ARC ne remet pas en cause la nécessité de faire Iter
Ces dernières semaines, la presse, majoritairement anglo-saxone, s’est beaucoup intéressée à un concept de machine pour la fusion par confinement magnétique basé sur de nouveaux supraconducteurs, présenté par le MIT (ARC/ A compact, high-field, fusion nuclear science facility and demonstration power plant with demountable magnet, Fusion Engineering and Design, Juillet 2014).
Contrairement à l’annonce faite en octobre 2014 par la société privée Lockheed Martin, qui expliquait pouvoir mettre au point dans les cinq ans un récteur de fusion « de la taille d’un camion », cette étude est publiée dans une revue à referee. Donc son contenu scientifique a été validé par les pairs. Elle émane d’une équipe du Plasma Science & Fusion Center (MIT), reconnue par la communauté internationale de la recherche sur la fusion.
Une contribution originale et précieuse
Comme le soulignent les auteurs de l’article, l’étude ARC ne prétend pas correspondre à un design technologique complet, mais elle souligne les attraits d’un tokamak compact à fort champ magnétique. C’est une contribution originale et précieuse à l’avancement de la R&D pour la fusion, montrant tout l’intérêt que porte la communauté internationale au développement de la fusion comme filière énergétique.
Toutefois, ARC s’inscrit dans des constantes de temps relevant de l’étape après Iter, celle du réacteur de démonstration Demo qui fera le pont entre Iter et le réacteur industriel.
Pourquoi ? Parce que, concept très innovant, ARC fait appel à plusieurs technologies dont le niveau de maturité technologique (Technology readiness level) est faible et dont les temps de R&D avant leur application dans un démonstrateur technologique, se comptent en décades plutôt qu’en années.

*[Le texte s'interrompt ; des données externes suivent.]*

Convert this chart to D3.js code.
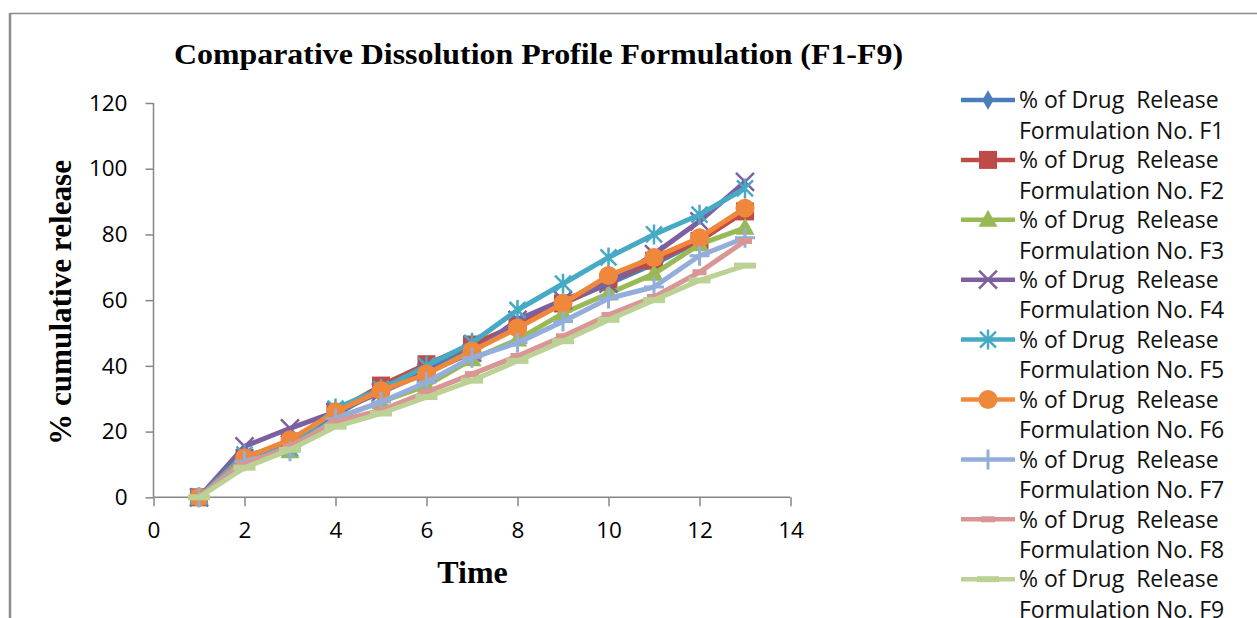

En particulier, nous en relèverons ici deux exemples :
Dans l’environnement d’un tokamak, les câbles supraconducteurs sont soumis à des conditions extrêmes : bobines de grandes tailles (plusieurs mètres) soumises à des contraintes mécaniques énormes, champs variables, avec des pertes… On peut estimer que le niveau actuel de maturité de la technologie de supraconducteurs Rebco incluse dans l’étude ARC est similaire à celui qu’avait la technologie des câbles supraconducteurs mise en œuvre dans Iter dans les années 70. Or il a fallu attendre l’année 2000, soit 30 ans de développement, pour que cette technologie soit disponible et qualifiée pour les bobines d’Iter.
Une des questions importantes auxquelles Iter doit apporter une réponse est celle de l’extraction en continu de la puissance du plasma sur la surface de la chambre du réacteur et ce, à des densités de puissance élevées (jusqu’à 20 MW/m² sur Iter). A cet égard, ARC n’échappe pas au problème générique des dispositifs de fusion compacts : pour une puissance fusion donnée, plus le tokamak est petit, plus la densité de puissance à extraire sur la paroi est importante. Cette densité de puissance est ainsi trois fois plus importante sur ARC que sur Iter, rendant le problème d’autant plus difficile à résoudre.
La recherche sur la résistance face au plasma
La résistance et la performance des composants face au plasma est d’ailleurs un des axes de recherche du CEA avec le tokamak Tore Supra/West.
Cette installation réunit l’ensemble des moyens techniques permettant de réaliser des plasmas de longue durée. Sa transformation en West (W-tungstène Environment in Steady-State Tokamak) en fait une plateforme de test pour Iter.